Come già Guccini, come Gaber e De Gregori, Roberto si chiama fuori e nei suoi settant’anni canta che s’è stufato del mondo com’è, dei twitter e del porcellum, del vagare inconsistente delle non-idee. S’è anche stufato della stanchezza, e lo racconta in modo fulminante in «Stelle», dove un capitano di lungo corso, navigando, manda a quel paese proprio le luci del cielo che lo hanno guidato tutta la vita. La cultura gli è compagna di vita, la sua donna è «la quarta a destra del Botticelli», le sue donne sono la De Bouvoir e la Luxembourg; si ispira all’Edipo a Colono, a Borges o Montale, ma con leggerezza. Recita con trasporto consumato la stupenda «Ho conosciuto il dolore», parlando dei suoi tumori battuti, della malattia del figlio, e per la dolcissima «Due madri», spiega, si è ispirato a sua figlia e alla di lei compagna: «Hanno provato in tutti i modi ad avere bambini, sono andato anch’io con loro in Olanda, e ora ci sono queste due bimbe bellissime. Ho pensato a tutte le anomalie critiche, ma poi sono convinto che la famiglia sia fondata sull’amore, e all’uguaglianza dei diritti quando arriverà».

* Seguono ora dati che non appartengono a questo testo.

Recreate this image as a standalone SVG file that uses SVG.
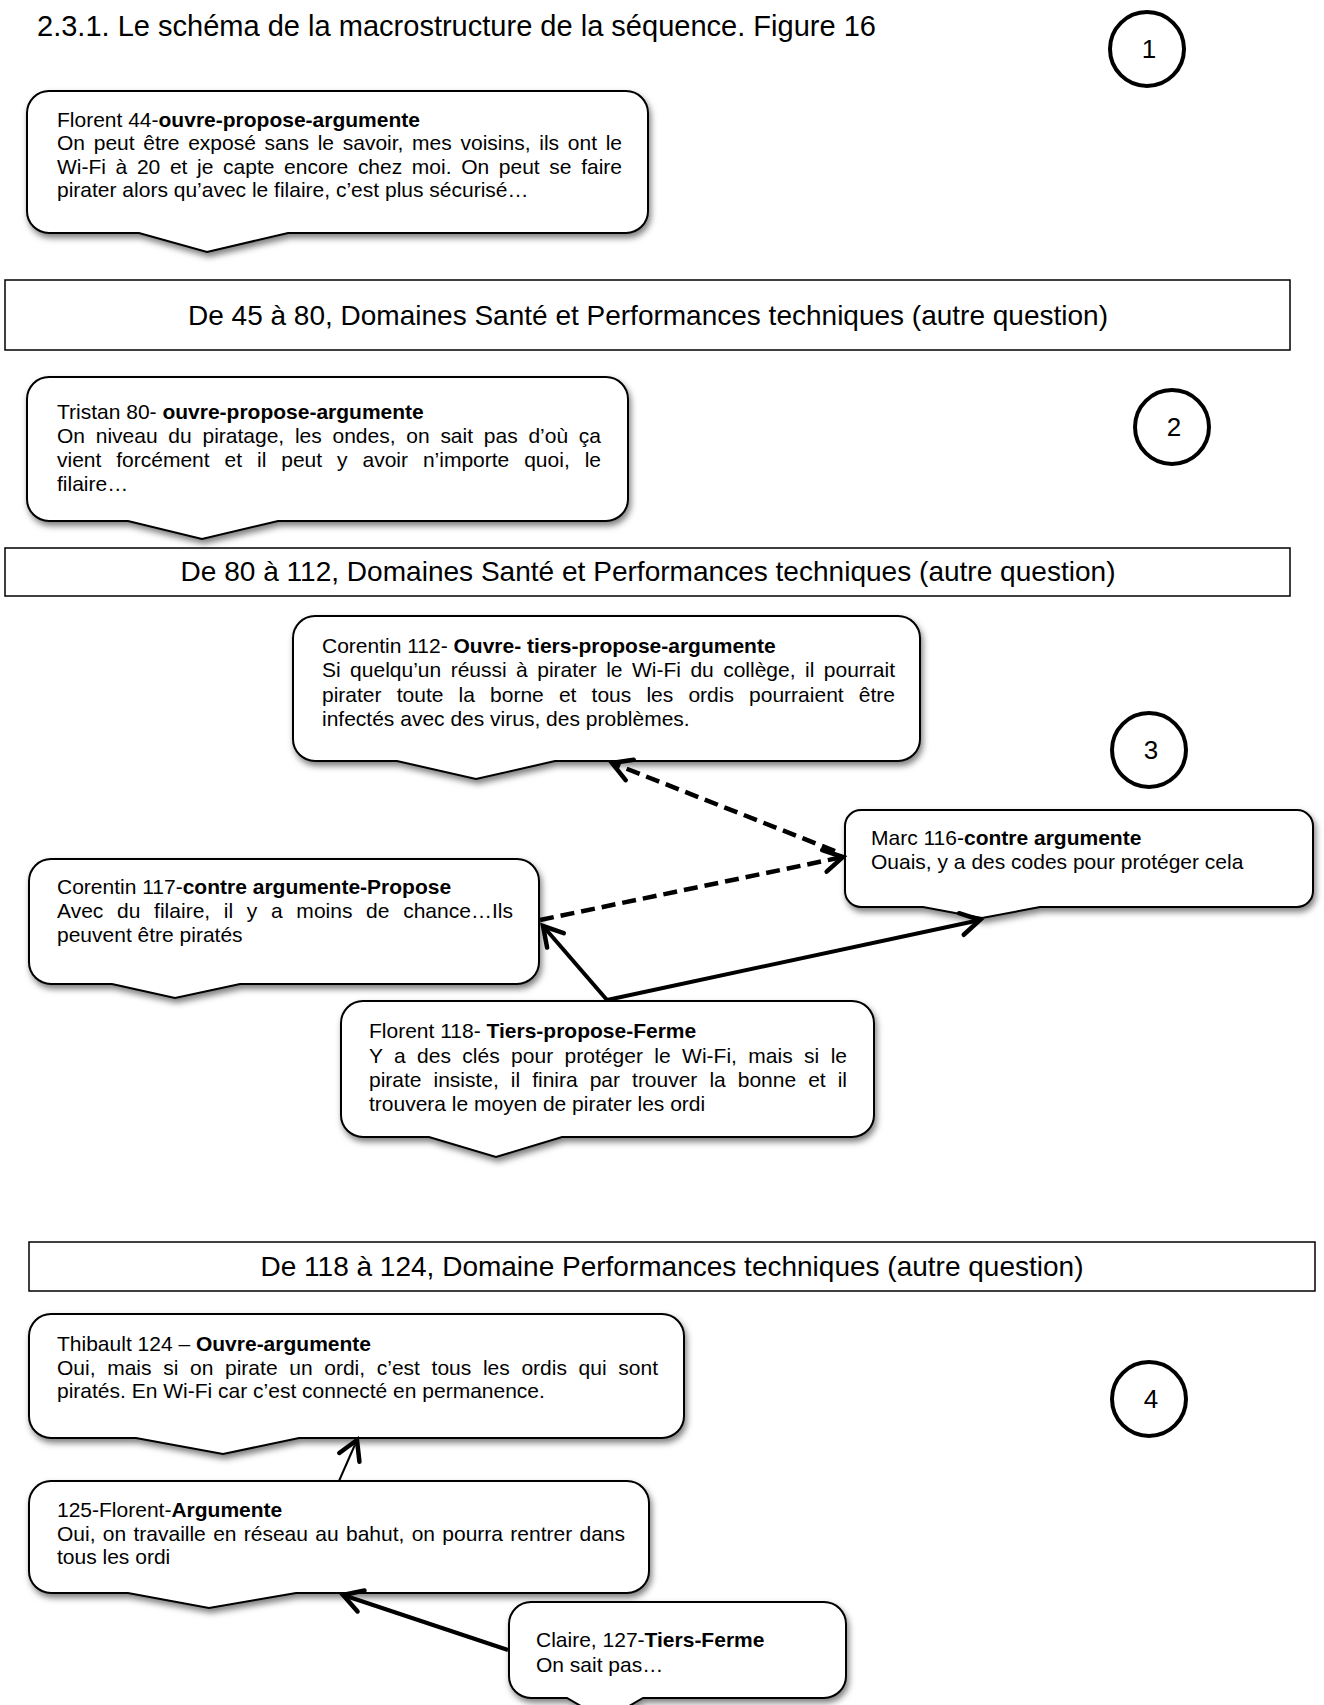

Evocando la copertina del disco, l’artista si racconta in una palestra milanese, seduto al bordo di un ring dove la lotta è solo con le idee. Capelli corti, ringalluzzito, seduto con le gambe penzoloni sembra per un’ora il professore che è sempre stato. Difficile infilarsi nel flusso fascinoso del suo racconto, con lui è sempre così: preferisce parlare, è la sua materia. «Ho scelto il ring come simbolo, ma non ci sono pugilatori qui, ci sono libri quadri oggetti di valore eterno per un momento di grande riflessione». Dice di non appartenere, per esempio, al delirio digitale: «Nel mondo moderno sono un Chaplin marcito che ha come riparo l’umanesimo, non riesco a capire come termini come onestà o giustizia riescano a mostrarsi». I twittaroli, spiega, lo hanno massacrato quando è uscita la notizia della nomination al Nobel: «Non vincerò, ma per me il premio è già la segnalazione. Un Paese dovrebbe essere contento, fossi stato io o Guccini o De Gregori. In Francia sarebbe stata gloria, qui solo improperi che mi hanno anche fatto male».